Copy each line that has the string "with" somewhere in it.

-- start of GIVEN INFORMATION --

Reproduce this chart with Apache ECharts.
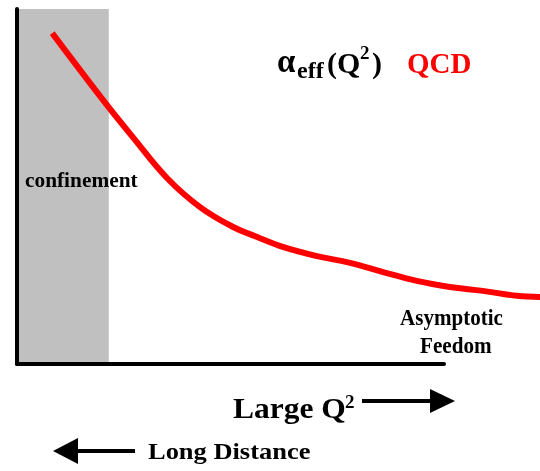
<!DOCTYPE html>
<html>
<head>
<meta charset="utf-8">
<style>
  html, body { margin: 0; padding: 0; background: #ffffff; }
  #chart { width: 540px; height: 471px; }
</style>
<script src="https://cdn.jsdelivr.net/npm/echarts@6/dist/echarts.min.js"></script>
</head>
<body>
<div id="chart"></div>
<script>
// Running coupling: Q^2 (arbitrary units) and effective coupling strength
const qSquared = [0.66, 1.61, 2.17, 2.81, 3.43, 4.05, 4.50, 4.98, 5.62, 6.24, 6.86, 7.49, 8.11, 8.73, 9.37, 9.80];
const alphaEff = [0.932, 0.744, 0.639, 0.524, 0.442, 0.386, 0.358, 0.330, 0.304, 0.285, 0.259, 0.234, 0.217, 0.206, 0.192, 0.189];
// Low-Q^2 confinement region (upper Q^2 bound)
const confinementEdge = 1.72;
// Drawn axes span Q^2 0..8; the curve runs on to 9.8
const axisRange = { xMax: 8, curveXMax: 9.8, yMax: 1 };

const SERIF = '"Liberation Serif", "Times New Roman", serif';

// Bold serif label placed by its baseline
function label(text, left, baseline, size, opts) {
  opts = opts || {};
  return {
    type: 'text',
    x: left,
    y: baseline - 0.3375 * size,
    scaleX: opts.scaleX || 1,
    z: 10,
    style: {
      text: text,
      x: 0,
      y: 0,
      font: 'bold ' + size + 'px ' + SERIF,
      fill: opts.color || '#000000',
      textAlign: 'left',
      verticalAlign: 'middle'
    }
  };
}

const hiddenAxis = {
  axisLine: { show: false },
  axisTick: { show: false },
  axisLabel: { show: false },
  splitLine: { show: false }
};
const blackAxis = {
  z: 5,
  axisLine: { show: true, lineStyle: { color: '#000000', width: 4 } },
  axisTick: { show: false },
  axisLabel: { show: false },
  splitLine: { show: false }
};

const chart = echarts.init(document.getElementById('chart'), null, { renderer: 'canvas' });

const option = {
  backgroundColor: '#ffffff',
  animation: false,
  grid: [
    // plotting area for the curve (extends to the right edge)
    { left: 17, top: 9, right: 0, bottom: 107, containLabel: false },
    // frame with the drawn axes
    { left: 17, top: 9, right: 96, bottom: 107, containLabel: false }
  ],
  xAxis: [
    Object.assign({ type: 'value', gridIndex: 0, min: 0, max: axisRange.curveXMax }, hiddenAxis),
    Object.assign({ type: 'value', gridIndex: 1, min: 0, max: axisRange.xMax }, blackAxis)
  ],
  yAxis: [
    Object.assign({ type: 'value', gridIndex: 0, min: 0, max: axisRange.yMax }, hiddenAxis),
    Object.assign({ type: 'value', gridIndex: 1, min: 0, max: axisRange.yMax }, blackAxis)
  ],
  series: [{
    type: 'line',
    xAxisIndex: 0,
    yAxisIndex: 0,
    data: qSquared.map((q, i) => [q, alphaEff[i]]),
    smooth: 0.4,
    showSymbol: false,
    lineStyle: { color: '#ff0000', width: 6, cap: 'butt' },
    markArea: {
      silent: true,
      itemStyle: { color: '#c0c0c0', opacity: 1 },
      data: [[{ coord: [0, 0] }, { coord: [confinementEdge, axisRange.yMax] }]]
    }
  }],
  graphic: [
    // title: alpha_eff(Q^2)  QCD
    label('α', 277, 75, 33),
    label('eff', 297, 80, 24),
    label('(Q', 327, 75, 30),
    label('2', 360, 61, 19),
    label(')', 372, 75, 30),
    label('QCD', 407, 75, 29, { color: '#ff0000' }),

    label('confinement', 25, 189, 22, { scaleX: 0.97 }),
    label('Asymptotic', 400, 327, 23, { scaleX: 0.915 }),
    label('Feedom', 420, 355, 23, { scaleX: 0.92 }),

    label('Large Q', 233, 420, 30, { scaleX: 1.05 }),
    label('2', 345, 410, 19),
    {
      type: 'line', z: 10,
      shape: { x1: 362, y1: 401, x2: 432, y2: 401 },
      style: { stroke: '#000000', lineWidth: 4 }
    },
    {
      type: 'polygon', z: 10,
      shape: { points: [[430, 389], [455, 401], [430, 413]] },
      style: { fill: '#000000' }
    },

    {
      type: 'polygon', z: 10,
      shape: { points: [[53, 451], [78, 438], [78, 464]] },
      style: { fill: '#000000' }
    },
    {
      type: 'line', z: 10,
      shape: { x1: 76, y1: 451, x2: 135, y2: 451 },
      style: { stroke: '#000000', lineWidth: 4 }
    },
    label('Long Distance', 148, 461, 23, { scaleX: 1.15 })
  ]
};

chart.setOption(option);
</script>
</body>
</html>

-- end of GIVEN INFORMATION --

RESPONSE:
Reproduce this chart with Apache ECharts.
    // frame with the drawn axes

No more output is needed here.